In fact, most of the site's members were women in their 40s and 50s but almost all of them had kids.  It made me wonder what the heck happened to the sanctity of marriage.  When some of them started complaining about how lonely they were, I felt it was a bit unfair because at one time they had boyfriends or husbands to sleep with.  Try walking in my shoes.

Some of them seemed very jaded.  When a cooking class was pitched as a possible meet up, a woman said she wanted to go just to discover new recipes...not to meet men.  With an attitude like that, why was she part of this group?  In another post, one woman said she was going to spend her Saturday night at home with a good book.  A few females then suggested they all get together to form a reading club.  Now what kind of signal did that send the opposite sex?

I decided to ask the group if anyone wanted to go mountain bike riding on a nearby rail trail but no one took me up on the offer.  This wasn't surprising because it looked like many of the people here didn't get a lot of exercise.  Unfortunately, the word “single” means many different things: Never married and no kids, never married with kids, divorced with or without children and widowed with or without children.  Not all of these groups have the same expectations.

After showing this Facebook page to a few acquaintances, they said I was being too picky.  I told them “too picky” was refusing to go out with a woman because she had green eyes and blonde hair.  There were good reasons for some of my preferences.  Even if we looked beyond religious beliefs, dating someone with kids added extra pressures to a relationship right off the bat and if a woman is divorced, isn't it natural to wonder why her marriage broke apart?

One of these acquaintances thought I was being too judgmental so she asked if potential suitors had to be thin and good looking too.  I told her a girlfriend who took care of herself would be nice but my definition of beauty was slightly more quirky than what society put on a pedestal.  Then she wondered if I would ever date anyone outside my own religion.  Keep in mind, this acquaintance was Jewish and had a husband who shared her faith.  She was also very liberal so I asked her, “If you were still single, would you date a Trump supporter?”  Of course she wouldn't.  Did that make her close-minded?

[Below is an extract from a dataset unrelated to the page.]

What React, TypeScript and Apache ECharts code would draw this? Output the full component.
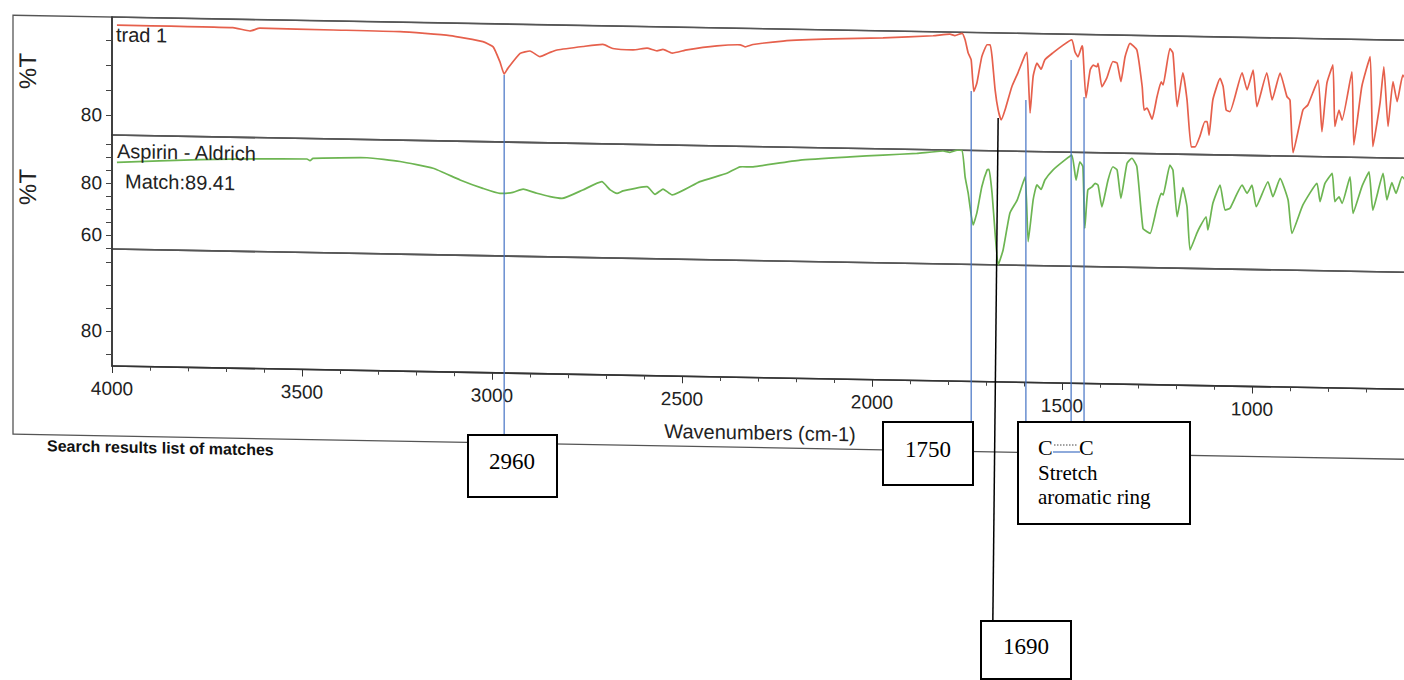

Over the years, I've noticed proponents of tolerance try to make us feel guilty for our personal preferences.  We all have attractions.  Some of them aren't that important but others are deal-breakers.  I'd like a girlfriend who has made similar sacrifices for her beliefs.  My acquaintance thought I was looking for the impossible adding, “If a woman is in her 40s and has never had a serious relationship then you should ask yourself what's wrong with her.”  Now who was being judgmental?

Some people find Catholic values so inconceivable, they have to goad anyone who embraces them toward sin.  They'll tell us we should give up on celibacy and just enjoy ourselves.  No one saves themselves for marriage anymore so we need to lower our standards.  Divorce and broken families are just an inevitable part of life.  People fall out of love all the time so it's no big deal.  Advice like that reminds me of the peer pressure found on elementary school playgrounds: “Everyone else is doing it.  Why aren't you?”

In this age of diversity and tolerance, there doesn't seem to be much room for devout Catholics.  That's why singles like me need the Church to step up with increased fellowship and support.  We certainly won't find what we're looking for in a world of lower standards.